The document was signed by nuclear generators Exelon and Talen Energy, along with the American Wind Energy Association, Sierra Club, Natural Resources Defense Council and consumer advocates from Illinois and the District of Columbia, among others. Its existence was first reported by RTO Insider.
The document centers on their preferred design for a resource-specific Fixed Resource Requirement (FRR-RS) — a market construction recommended by FERC in June when it threw out PJM’s capacity market rules.
FERC’s concern was based on complaints from fossil fuel generators, who said subsidized renewables and nuclear plants were depressing capacity market prices. To fix that, FERC said the FRR-RS could allow those resources to opt out of the capacity market altogether, along with a commensurate amount of load.

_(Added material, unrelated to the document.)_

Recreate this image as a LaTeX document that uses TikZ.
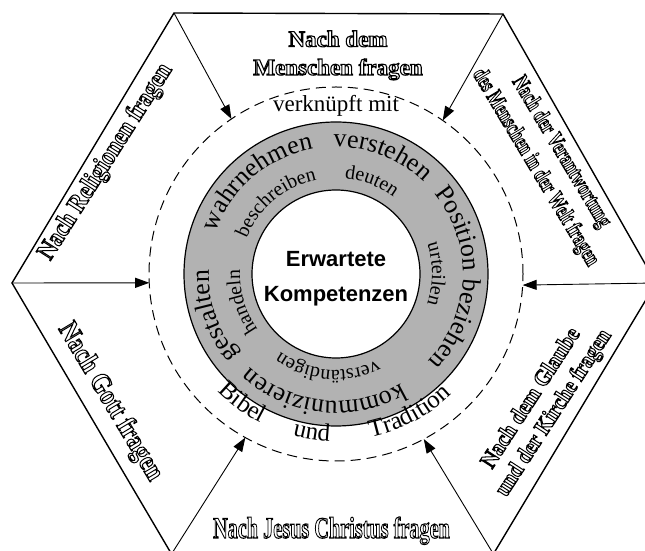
\documentclass[tikz,border=0pt]{standalone}
\usepackage{fontspec}
\setmainfont{Liberation Serif}
\setsansfont{Liberation Sans}
\usetikzlibrary{arrows.meta,decorations.text,calc}
\definecolor{ringgray}{RGB}{178,178,178}
\newcommand\olab[2]{\scalebox{#1}[1]{\special{pdf:literal direct 1 Tr 1.1 w}#2\special{pdf:literal direct 0 Tr}}}
\newcommand\ringouter{\fontsize{26}{26}\selectfont}
\newcommand\ringinner{\fontsize{20}{20}\selectfont}
\newcommand\ringbib{\fontsize{25}{25}\selectfont}
\begin{document}
\begin{tikzpicture}[x=1pt,y=1pt,
  hexline/.style={line width=1.4pt, line join=miter},
  arr/.style={line width=0.9pt, -{Triangle[length=14pt,width=10pt]}},
  dashcirc/.style={line width=1pt, dash pattern=on 10pt off 6pt},
  ringstyle/.style={draw=black, line width=1.2pt, fill=ringgray, even odd rule},
  lab/.style={inner sep=0pt, align=center},
]
\useasboundingbox (0,0) rectangle (645,551);
\coordinate (C) at (336,277);
% hexagon
\coordinate (TL) at (174,538);
\coordinate (TR) at (503,537);
\coordinate (R) at (656,268);
\coordinate (BR) at (493.4,-3);
\coordinate (BL) at (171.5,-3);
\coordinate (L) at (12,268);
\draw[hexline] (TL) -- (TR) -- (R) -- (BR) -- (BL) -- (L) -- cycle;
% ring and circles
\draw[ringstyle] (C) circle[radius=152pt] (C) circle[radius=84pt];
\draw[dashcirc] (C) circle[radius=187pt];
% arrow tips on dashed circle
\coordinate (TLt) at ($(C)+(124:187)$);
\coordinate (TRt) at ($(C)+(55.2:187)$);
\coordinate (Lt) at ($(C)+(182.7:187)$);
\coordinate (Rt) at ($(C)+(-3.4:187)$);
\coordinate (BLt) at ($(C)+(241:187)$);
\coordinate (BRt) at ($(C)+(-62:187)$);
\draw[arr] (TL) -- (TLt);
\draw[arr] (TR) -- (TRt);
\draw[arr] (L) -- (Lt);
\draw[arr] (R) -- (Rt);
\draw[arr] (BL) -- (BLt);
\draw[arr] (BR) -- (BRt);
% hexagon labels
\node[lab, font=\bfseries\fontsize{23}{23}\selectfont, anchor=base] (m1) at (338,504.3) {\olab{1}{Nach dem}};
\node[lab, font=\bfseries\fontsize{23}{23}\selectfont, anchor=base] (m2) at (338,476) {\olab{1}{Menschen fragen}};
\node[lab, font=\bfseries\fontsize{26}{26}\selectfont, rotate=57.5] (rel) at (106,389) {\olab{0.87}{Nach Religionen fragen}};
\node[lab, font=\bfseries\fontsize{23}{30}\selectfont, rotate=-59] (ver) at (548,391) {\olab{0.7}{Nach der Verantwortung}\\\olab{0.7}{des Menschen in der Welt fragen}};
\node[lab, font=\bfseries\fontsize{28}{28}\selectfont, rotate=-59] (gott) at (110,149) {\olab{0.86}{Nach Gott fragen}};
\node[lab, font=\bfseries\fontsize{23}{27}\selectfont, rotate=57] (gla) at (543,145) {\olab{0.92}{Nach dem Glaube}\\\olab{0.88}{und der Kirche fragen}};
\node[lab, font=\bfseries\fontsize{30}{30}\selectfont, anchor=base] (jes) at (331.5,13) {\olab{0.675}{Nach Jesus Christus fragen}};
% inner texts
\node[lab, font=\fontsize{23}{23}\selectfont, anchor=base] (vk) at (336,439.3) {verknüpft mit};
\node[lab, font=\sffamily\bfseries\fontsize{22}{22}\selectfont, anchor=base] (erw) at (336,284.3) {Erwartete};
\node[lab, font=\sffamily\bfseries\fontsize{22}{22}\selectfont, anchor=base] (kom) at (336,249.3) {Kompetenzen};
% ring words, outer
\path[decorate, decoration={text along path, text={|\ringouter|wahrnehmen}, text align=center}] ($(C)+(210.5:127)$) arc[start angle=210.5, end angle=50.5, radius=127pt];
\path[decorate, decoration={text along path, text={|\ringouter|verstehen}, text align=center}] ($(C)+(148.75:127)$) arc[start angle=148.75, end angle=-11.25, radius=127pt];
\path[decorate, decoration={text along path, text={|\ringouter|Position beziehen}, text align=center}] ($(C)+(78:127)$) arc[start angle=78, end angle=-82, radius=127pt];
\path[decorate, decoration={text along path, text={|\ringouter|kommunizieren}, text align=center}] ($(C)+(-16:127)$) arc[start angle=-16, end angle=-176, radius=127pt];
\path[decorate, decoration={text along path, text={|\ringouter|gestalten}, text align=center}] ($(C)+(279:127)$) arc[start angle=279, end angle=119, radius=127pt];
% ring words, inner
\path[decorate, decoration={text along path, text={|\ringinner|beschreiben}, text align=center}] ($(C)+(210:96)$) arc[start angle=210, end angle=50, radius=96pt];
\path[decorate, decoration={text along path, text={|\ringinner|deuten}, text align=center}] ($(C)+(149:96)$) arc[start angle=149, end angle=-11, radius=96pt];
\path[decorate, decoration={text along path, text={|\ringinner|urteilen}, text align=center}] ($(C)+(80:96)$) arc[start angle=80, end angle=-80, radius=96pt];
\path[decorate, decoration={text along path, text={|\ringinner|verständigen}, text align=center}] ($(C)+(-15:96)$) arc[start angle=-15, end angle=-175, radius=96pt];
\path[decorate, decoration={text along path, text={|\ringinner|handeln}, text align=center}] ($(C)+(276.5:96)$) arc[start angle=276.5, end angle=116.5, radius=96pt];
% Bibel und Tradition
\path[decorate, decoration={text along path, text={|\ringbib|Bibel}, text align=center}] ($(C)+(-166:167)$) arc[start angle=-166, end angle=-86, radius=167pt];
\path[decorate, decoration={text along path, text={|\ringbib|und}, text align=center}] ($(C)+(-138.6:167)$) arc[start angle=-138.6, end angle=-58.6, radius=167pt];
\path[decorate, decoration={text along path, text={|\ringbib|Tradition}, text align=center}] ($(C)+(-102:167)$) arc[start angle=-102, end angle=-22, radius=167pt];
\end{tikzpicture}
\end{document}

FERC’s order left many of the details of a FRR-RS up to PJM and its market participants, and clean energy groups expressed concern that it could curtail wind and solar growth if the grid operator makes it difficult for state-sponsored resources to opt out of the capacity market.
The new principles document aims to prevent that situation by urging FERC to require the new market construction to allow utilities to “buy capacity from all state-incentivized resources and receive full capacity credit for doing so.”